[EXERCISE] Repeat the material below exactly, line for line.

[GIVEN INFORMATION]
— START —

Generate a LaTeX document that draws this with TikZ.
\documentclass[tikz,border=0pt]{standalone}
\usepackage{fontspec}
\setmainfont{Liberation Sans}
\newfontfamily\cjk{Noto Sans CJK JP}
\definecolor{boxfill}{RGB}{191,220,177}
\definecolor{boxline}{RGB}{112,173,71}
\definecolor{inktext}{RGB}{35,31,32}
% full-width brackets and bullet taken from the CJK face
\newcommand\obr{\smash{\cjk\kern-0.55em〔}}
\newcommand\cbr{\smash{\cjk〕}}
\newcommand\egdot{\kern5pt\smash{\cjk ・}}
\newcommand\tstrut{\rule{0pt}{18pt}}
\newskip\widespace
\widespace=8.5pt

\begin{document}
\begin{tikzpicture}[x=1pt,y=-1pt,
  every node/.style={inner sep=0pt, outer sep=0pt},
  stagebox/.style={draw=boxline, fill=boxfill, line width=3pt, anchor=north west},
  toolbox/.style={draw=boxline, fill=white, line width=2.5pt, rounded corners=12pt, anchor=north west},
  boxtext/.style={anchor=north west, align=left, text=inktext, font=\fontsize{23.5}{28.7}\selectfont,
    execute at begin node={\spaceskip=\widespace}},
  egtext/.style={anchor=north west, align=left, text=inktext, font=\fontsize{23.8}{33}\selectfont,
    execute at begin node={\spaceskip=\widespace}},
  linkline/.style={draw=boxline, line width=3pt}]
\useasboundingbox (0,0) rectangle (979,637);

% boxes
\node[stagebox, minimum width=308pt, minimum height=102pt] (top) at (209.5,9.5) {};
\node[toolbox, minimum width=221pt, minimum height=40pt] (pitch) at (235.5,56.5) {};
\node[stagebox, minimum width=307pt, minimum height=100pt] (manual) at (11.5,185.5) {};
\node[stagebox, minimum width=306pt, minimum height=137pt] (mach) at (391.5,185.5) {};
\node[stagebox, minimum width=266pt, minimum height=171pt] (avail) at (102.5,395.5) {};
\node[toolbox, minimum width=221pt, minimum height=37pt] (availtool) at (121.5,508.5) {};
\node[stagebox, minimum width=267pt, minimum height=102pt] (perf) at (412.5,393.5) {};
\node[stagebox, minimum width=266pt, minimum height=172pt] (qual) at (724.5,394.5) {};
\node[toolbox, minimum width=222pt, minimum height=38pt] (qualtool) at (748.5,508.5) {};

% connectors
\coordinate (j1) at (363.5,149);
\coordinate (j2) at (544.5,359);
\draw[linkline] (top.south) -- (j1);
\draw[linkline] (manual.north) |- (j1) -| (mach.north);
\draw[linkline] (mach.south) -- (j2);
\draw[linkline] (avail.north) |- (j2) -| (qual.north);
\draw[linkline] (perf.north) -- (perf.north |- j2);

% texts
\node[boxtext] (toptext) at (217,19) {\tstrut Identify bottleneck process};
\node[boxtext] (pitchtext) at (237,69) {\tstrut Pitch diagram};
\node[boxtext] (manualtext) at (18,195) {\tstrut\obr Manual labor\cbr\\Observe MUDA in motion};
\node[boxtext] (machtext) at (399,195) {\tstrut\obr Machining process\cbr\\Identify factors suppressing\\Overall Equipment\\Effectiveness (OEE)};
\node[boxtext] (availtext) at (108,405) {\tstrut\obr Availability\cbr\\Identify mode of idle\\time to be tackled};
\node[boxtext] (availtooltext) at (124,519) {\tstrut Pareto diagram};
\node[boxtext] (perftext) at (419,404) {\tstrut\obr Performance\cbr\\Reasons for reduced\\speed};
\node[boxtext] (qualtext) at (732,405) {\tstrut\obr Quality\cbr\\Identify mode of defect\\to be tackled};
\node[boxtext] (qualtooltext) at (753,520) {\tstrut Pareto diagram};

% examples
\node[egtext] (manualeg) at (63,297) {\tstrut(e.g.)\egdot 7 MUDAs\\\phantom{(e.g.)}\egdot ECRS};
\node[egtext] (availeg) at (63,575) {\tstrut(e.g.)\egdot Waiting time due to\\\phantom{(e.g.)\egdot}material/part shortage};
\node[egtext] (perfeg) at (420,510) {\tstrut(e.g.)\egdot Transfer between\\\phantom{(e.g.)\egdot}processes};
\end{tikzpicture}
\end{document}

— END —

[THE ANSWER]
Generate a LaTeX document that draws this with TikZ.
\documentclass[tikz,border=0pt]{standalone}
\usepackage{fontspec}
\setmainfont{Liberation Sans}
\newfontfamily\cjk{Noto Sans CJK JP}
\definecolor{boxfill}{RGB}{191,220,177}
\definecolor{boxline}{RGB}{112,173,71}
\definecolor{inktext}{RGB}{35,31,32}
% full-width brackets and bullet taken from the CJK face
\newcommand\obr{\smash{\cjk\kern-0.55em〔}}
\newcommand\cbr{\smash{\cjk〕}}
\newcommand\egdot{\kern5pt\smash{\cjk ・}}
\newcommand\tstrut{\rule{0pt}{18pt}}
\newskip\widespace
\widespace=8.5pt

\begin{document}
\begin{tikzpicture}[x=1pt,y=-1pt,
  every node/.style={inner sep=0pt, outer sep=0pt},
  stagebox/.style={draw=boxline, fill=boxfill, line width=3pt, anchor=north west},
  toolbox/.style={draw=boxline, fill=white, line width=2.5pt, rounded corners=12pt, anchor=north west},
  boxtext/.style={anchor=north west, align=left, text=inktext, font=\fontsize{23.5}{28.7}\selectfont,
    execute at begin node={\spaceskip=\widespace}},
  egtext/.style={anchor=north west, align=left, text=inktext, font=\fontsize{23.8}{33}\selectfont,
    execute at begin node={\spaceskip=\widespace}},
  linkline/.style={draw=boxline, line width=3pt}]
\useasboundingbox (0,0) rectangle (979,637);

% boxes
\node[stagebox, minimum width=308pt, minimum height=102pt] (top) at (209.5,9.5) {};
\node[toolbox, minimum width=221pt, minimum height=40pt] (pitch) at (235.5,56.5) {};
\node[stagebox, minimum width=307pt, minimum height=100pt] (manual) at (11.5,185.5) {};
\node[stagebox, minimum width=306pt, minimum height=137pt] (mach) at (391.5,185.5) {};
\node[stagebox, minimum width=266pt, minimum height=171pt] (avail) at (102.5,395.5) {};
\node[toolbox, minimum width=221pt, minimum height=37pt] (availtool) at (121.5,508.5) {};
\node[stagebox, minimum width=267pt, minimum height=102pt] (perf) at (412.5,393.5) {};
\node[stagebox, minimum width=266pt, minimum height=172pt] (qual) at (724.5,394.5) {};
\node[toolbox, minimum width=222pt, minimum height=38pt] (qualtool) at (748.5,508.5) {};

% connectors
\coordinate (j1) at (363.5,149);
\coordinate (j2) at (544.5,359);
\draw[linkline] (top.south) -- (j1);
\draw[linkline] (manual.north) |- (j1) -| (mach.north);
\draw[linkline] (mach.south) -- (j2);
\draw[linkline] (avail.north) |- (j2) -| (qual.north);
\draw[linkline] (perf.north) -- (perf.north |- j2);

% texts
\node[boxtext] (toptext) at (217,19) {\tstrut Identify bottleneck process};
\node[boxtext] (pitchtext) at (237,69) {\tstrut Pitch diagram};
\node[boxtext] (manualtext) at (18,195) {\tstrut\obr Manual labor\cbr\\Observe MUDA in motion};
\node[boxtext] (machtext) at (399,195) {\tstrut\obr Machining process\cbr\\Identify factors suppressing\\Overall Equipment\\Effectiveness (OEE)};
\node[boxtext] (availtext) at (108,405) {\tstrut\obr Availability\cbr\\Identify mode of idle\\time to be tackled};
\node[boxtext] (availtooltext) at (124,519) {\tstrut Pareto diagram};
\node[boxtext] (perftext) at (419,404) {\tstrut\obr Performance\cbr\\Reasons for reduced\\speed};
\node[boxtext] (qualtext) at (732,405) {\tstrut\obr Quality\cbr\\Identify mode of defect\\to be tackled};
\node[boxtext] (qualtooltext) at (753,520) {\tstrut Pareto diagram};

% examples
\node[egtext] (manualeg) at (63,297) {\tstrut(e.g.)\egdot 7 MUDAs\\\phantom{(e.g.)}\egdot ECRS};
\node[egtext] (availeg) at (63,575) {\tstrut(e.g.)\egdot Waiting time due to\\\phantom{(e.g.)\egdot}material/part shortage};
\node[egtext] (perfeg) at (420,510) {\tstrut(e.g.)\egdot Transfer between\\\phantom{(e.g.)\egdot}processes};
\end{tikzpicture}
\end{document}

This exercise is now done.